*WHAT THIS TASK INVOLVES*. Count how many lines hold the string "matplotlib". Give that number alone.
[BEGIN]
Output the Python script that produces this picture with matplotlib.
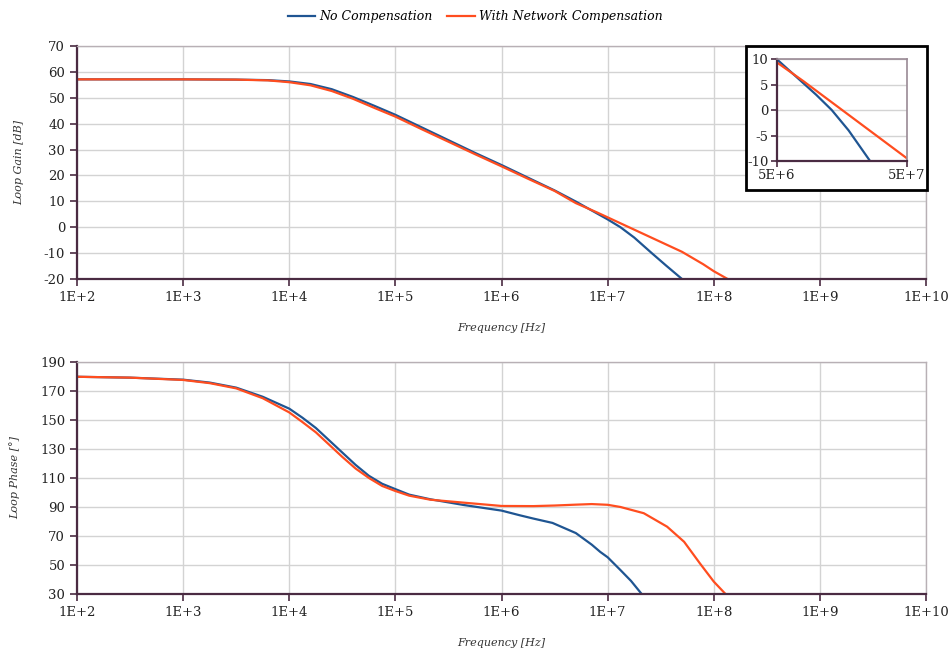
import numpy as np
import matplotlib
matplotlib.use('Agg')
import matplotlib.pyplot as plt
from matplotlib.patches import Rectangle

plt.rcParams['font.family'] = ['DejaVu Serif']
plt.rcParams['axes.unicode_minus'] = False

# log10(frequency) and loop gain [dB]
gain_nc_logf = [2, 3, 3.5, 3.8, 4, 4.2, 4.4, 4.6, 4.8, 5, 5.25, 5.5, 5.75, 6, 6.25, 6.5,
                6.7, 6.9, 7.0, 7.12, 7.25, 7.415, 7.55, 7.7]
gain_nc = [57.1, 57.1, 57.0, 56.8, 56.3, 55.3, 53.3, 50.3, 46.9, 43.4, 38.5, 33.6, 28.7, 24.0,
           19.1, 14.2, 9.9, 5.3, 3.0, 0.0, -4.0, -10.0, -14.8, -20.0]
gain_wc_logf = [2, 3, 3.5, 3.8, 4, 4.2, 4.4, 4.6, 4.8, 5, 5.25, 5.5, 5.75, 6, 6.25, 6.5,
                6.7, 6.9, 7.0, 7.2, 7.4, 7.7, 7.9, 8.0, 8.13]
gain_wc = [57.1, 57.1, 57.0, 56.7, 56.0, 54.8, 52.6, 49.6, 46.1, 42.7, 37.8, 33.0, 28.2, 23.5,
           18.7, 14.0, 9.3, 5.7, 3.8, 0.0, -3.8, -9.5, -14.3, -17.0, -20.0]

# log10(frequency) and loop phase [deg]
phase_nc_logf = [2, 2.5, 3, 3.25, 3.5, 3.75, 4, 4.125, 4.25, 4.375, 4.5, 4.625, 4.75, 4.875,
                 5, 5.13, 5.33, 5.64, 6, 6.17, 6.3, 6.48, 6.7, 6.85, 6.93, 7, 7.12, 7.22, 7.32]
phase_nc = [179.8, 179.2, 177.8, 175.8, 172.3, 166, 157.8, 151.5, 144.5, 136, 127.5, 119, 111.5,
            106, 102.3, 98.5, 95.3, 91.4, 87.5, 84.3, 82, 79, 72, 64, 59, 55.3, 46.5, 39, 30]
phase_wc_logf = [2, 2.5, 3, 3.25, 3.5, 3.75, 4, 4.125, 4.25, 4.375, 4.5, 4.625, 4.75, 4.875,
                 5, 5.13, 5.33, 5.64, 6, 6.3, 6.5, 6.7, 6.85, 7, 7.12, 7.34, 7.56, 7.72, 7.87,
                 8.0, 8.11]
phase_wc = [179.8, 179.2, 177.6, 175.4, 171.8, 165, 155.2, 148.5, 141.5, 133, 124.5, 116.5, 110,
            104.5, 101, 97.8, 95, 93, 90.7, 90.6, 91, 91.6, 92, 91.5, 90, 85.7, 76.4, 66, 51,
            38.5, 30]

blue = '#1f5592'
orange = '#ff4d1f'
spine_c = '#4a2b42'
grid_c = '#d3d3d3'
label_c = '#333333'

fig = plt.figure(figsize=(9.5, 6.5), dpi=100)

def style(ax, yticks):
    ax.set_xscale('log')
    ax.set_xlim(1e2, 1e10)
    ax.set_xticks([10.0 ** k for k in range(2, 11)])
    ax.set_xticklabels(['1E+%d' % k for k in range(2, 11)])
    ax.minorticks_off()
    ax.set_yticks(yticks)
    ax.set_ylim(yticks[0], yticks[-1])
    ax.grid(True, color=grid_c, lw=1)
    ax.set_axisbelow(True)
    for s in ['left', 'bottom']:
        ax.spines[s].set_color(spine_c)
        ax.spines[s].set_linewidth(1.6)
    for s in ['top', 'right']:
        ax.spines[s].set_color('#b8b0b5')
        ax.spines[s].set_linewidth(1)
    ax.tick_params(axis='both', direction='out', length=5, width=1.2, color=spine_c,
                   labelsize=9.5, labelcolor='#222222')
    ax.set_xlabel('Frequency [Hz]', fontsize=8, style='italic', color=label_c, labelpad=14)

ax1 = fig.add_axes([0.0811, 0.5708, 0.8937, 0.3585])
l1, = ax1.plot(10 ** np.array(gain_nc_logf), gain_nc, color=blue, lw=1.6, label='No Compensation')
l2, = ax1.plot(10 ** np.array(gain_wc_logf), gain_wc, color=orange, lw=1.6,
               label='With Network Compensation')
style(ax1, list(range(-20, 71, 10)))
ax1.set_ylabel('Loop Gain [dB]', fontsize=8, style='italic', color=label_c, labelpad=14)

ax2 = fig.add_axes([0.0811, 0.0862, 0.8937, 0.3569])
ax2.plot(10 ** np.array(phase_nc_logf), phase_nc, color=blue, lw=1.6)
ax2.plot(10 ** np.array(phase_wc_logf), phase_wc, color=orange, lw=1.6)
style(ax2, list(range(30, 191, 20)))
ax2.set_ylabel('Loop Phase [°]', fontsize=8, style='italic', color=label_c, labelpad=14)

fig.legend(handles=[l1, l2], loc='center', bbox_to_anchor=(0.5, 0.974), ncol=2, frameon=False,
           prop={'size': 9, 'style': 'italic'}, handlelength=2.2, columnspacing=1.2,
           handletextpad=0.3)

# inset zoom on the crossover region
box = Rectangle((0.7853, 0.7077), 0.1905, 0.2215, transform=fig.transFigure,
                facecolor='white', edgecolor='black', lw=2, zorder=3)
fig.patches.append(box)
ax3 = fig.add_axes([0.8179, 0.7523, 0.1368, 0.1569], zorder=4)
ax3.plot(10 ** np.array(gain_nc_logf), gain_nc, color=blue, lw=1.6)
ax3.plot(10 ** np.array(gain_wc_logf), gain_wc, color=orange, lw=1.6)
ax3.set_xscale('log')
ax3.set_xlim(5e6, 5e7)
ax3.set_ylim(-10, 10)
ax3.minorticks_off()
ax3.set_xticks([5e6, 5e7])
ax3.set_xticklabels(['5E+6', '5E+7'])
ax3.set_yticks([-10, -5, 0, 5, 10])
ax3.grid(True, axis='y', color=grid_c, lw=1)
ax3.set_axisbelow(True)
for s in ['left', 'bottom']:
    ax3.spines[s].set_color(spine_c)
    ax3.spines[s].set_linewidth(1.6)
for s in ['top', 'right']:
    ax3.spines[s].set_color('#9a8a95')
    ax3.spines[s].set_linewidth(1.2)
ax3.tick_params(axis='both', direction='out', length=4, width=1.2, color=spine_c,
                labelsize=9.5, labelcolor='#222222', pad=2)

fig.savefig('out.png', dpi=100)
[END]
*ANSWER FOR THIS EXERCISE*. 5